Records provided:

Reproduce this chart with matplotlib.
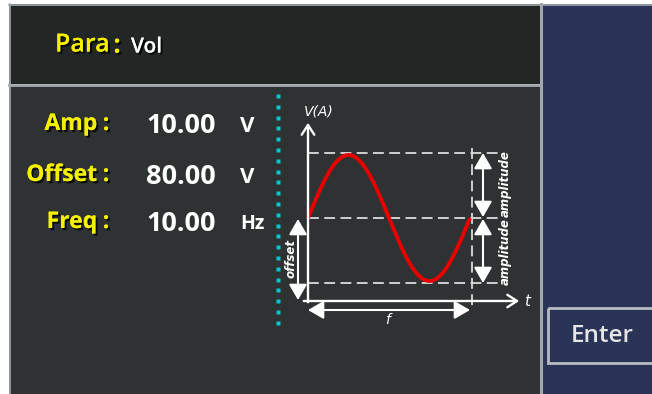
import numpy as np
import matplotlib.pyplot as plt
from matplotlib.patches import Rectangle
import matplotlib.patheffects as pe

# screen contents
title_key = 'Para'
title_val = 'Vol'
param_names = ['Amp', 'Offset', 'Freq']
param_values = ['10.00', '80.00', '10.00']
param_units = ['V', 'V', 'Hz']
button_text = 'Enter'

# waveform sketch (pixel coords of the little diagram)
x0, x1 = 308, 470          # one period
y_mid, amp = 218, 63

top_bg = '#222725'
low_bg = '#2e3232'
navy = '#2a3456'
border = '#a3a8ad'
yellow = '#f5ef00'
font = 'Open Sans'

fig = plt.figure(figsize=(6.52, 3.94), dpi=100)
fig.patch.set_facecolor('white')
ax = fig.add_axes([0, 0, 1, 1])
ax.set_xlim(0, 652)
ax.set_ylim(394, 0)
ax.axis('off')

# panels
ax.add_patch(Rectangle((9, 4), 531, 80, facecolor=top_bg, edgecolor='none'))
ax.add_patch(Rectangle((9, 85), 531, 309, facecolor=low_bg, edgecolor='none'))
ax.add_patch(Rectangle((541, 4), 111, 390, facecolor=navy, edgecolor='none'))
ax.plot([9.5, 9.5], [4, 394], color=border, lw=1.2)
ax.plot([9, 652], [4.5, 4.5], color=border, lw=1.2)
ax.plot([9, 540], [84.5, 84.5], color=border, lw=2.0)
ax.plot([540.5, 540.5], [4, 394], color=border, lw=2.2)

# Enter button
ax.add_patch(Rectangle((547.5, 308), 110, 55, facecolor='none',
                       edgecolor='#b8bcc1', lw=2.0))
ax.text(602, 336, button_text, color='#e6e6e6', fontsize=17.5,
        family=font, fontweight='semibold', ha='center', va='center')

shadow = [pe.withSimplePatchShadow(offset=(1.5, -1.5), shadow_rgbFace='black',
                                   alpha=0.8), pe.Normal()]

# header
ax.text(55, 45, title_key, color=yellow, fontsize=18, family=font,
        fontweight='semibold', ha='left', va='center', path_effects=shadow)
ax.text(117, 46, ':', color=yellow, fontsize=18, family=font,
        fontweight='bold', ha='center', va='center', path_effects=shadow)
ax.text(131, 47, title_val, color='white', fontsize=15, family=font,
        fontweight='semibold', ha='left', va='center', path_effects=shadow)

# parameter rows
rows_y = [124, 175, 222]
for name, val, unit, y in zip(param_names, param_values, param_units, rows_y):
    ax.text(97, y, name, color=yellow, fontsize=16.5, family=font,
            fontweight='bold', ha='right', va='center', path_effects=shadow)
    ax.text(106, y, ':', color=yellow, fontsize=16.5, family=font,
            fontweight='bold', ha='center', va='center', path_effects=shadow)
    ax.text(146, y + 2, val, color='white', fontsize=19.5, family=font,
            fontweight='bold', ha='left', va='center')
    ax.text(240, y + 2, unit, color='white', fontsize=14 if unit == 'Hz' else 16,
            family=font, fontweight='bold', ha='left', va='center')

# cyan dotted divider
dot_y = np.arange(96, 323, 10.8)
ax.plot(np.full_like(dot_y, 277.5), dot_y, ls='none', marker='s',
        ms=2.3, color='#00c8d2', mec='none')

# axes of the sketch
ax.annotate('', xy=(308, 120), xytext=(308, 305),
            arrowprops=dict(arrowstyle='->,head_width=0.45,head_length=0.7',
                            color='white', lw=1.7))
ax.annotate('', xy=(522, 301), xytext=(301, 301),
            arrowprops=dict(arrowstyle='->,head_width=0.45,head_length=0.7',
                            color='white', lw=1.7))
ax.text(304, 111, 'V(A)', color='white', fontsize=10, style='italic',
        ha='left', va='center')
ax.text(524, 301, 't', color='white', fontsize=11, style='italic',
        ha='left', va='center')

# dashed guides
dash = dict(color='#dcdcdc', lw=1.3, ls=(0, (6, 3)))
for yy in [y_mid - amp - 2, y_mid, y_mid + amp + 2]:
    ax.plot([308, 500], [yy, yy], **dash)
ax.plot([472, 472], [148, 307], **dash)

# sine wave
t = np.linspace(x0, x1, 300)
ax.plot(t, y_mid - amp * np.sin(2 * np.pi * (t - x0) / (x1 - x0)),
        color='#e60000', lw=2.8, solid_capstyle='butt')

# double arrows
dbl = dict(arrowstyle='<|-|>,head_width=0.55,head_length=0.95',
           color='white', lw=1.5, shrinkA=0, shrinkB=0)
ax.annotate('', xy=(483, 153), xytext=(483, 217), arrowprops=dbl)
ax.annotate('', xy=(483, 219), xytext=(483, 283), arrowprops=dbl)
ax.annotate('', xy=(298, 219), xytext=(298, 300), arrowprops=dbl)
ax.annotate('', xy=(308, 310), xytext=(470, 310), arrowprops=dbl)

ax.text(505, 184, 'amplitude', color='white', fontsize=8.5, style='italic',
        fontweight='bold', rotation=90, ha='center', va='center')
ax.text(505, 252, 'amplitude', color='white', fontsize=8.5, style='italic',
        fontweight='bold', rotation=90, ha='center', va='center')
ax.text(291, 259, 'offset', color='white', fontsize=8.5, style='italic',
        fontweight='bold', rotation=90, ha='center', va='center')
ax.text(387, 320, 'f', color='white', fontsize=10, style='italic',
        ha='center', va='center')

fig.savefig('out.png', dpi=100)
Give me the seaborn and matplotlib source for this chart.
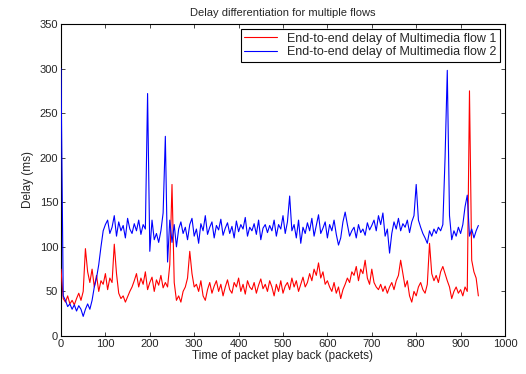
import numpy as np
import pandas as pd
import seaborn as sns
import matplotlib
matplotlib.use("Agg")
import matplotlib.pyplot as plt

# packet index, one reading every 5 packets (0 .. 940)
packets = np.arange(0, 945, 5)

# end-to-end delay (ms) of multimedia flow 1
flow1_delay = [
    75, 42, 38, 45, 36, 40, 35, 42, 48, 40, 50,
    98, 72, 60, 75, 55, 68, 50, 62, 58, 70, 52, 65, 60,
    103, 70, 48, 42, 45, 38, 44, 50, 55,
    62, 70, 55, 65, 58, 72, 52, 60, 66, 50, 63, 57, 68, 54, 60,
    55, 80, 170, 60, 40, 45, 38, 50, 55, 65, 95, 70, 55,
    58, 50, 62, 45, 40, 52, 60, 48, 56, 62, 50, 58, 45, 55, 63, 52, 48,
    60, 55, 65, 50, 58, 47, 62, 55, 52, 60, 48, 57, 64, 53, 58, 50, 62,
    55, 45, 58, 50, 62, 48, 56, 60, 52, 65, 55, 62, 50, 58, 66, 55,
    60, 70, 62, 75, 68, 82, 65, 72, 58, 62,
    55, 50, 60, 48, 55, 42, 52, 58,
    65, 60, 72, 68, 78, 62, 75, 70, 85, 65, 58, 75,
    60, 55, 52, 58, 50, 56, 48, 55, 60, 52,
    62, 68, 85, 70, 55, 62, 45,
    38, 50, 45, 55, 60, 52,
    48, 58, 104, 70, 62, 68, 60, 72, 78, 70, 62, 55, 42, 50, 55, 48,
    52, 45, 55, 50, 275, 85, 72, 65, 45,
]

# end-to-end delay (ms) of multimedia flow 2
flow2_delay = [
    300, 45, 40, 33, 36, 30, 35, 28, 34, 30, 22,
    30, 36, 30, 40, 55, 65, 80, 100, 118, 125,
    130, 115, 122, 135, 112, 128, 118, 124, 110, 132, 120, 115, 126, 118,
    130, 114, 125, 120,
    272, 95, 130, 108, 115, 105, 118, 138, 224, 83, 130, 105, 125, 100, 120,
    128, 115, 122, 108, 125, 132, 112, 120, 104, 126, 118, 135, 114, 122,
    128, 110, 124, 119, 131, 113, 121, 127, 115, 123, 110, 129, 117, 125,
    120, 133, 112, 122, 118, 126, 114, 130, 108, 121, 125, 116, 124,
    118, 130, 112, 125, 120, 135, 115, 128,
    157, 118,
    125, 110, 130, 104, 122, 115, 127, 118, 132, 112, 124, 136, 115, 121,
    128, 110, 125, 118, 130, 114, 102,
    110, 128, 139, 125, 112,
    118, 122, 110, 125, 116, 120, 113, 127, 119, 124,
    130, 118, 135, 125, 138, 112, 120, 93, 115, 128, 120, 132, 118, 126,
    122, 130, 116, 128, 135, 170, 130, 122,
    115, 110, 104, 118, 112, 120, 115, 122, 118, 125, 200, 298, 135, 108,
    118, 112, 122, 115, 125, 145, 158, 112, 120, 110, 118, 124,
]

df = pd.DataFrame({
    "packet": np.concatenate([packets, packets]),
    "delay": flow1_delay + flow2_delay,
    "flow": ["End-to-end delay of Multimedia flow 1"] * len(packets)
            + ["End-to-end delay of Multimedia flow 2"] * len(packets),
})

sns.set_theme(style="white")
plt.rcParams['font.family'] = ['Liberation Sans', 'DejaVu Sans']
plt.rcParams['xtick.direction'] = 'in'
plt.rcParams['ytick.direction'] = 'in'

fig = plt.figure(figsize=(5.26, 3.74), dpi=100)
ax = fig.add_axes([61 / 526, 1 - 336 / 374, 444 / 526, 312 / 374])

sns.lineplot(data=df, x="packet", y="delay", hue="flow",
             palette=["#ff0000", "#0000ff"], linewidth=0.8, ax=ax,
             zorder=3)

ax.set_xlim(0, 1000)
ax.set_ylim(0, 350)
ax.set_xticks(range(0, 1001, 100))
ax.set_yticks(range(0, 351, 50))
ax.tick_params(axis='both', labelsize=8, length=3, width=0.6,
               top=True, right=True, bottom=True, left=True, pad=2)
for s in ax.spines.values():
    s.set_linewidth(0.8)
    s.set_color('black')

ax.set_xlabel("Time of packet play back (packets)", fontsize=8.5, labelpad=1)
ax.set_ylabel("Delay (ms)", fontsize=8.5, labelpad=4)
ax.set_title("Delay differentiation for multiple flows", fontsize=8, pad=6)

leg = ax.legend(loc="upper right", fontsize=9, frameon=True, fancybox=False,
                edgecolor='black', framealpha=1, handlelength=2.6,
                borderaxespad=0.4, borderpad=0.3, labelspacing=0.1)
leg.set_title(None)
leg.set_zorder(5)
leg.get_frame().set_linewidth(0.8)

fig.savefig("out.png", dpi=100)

Problem to work on:
Copy nothing past the line containing "import matplotlib.patheffects as pe": reproduce every line from the start of the records up to it, skipping pictures.

Exercise result:
Reproduce this chart with matplotlib.
import numpy as np
import matplotlib.pyplot as plt
from matplotlib.patches import Rectangle
import matplotlib.patheffects as pe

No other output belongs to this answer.